I am old. I turned seventy-two this week. I am selfish. I want my grandchildren to come out and play, to remain young and dependent on me, the adult. I want them to play my games, and not go off and start this business of becoming adults!

Carl Jung had ideas about this business of play and going off to become an adult. This is fresh in my mind because I am just returned from Canada where I performed, Imagining the World of Carl Jung. As a young boy, Jung enjoyed playing in the natural world. He tells stories in Memories, Dreams, Reflections about his play in the world dominated by earth, air, fire and water, the basic elements of nature. His play in the natural world came to an end when at the age of ten he was sent to the city to be educated. There he discovered another part of Carl Jung. He tells about the recognition of two persons in himself, personality number one and personality number two. Personality number one was preoccupied with doing well in school, making his parents proud of their son, and being liked by the teachers and students in school. Personality number two cared nothing for this world of social achievement. Personality number two was still happy to be alone in the natural world, the world of dreams and imagination!

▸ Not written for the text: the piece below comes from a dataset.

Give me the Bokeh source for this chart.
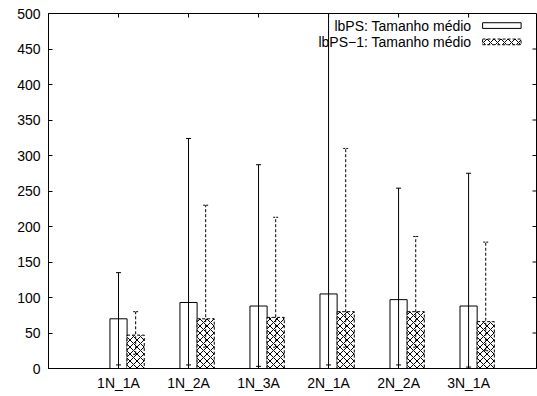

Jung suggests that to live a whole life, to fulfill individuation, we have to allow personality number one to take over a place of prominence during the adult years of life, the years when we find a career, create a family and achieve goals in this human life. But sometime in the second half of life, we have to find our way back to the world of personality number two, to the world of play, to the world of imagination, to the world of dreams. This idea is nicely put in a Balinese proverb that says something like this: the young and the old have much in common, the young have only recently arrived from heaven and the old are about to return.

So I guess I should not be too hard on my grandchildren, they are just coming to the age of personality number one . It is the time for them to play games where they win trophies and bathe in the applause of admiring audiences. I will do my best to temporarily put aside my personality number two and become part of the admiring audience that watches them play games.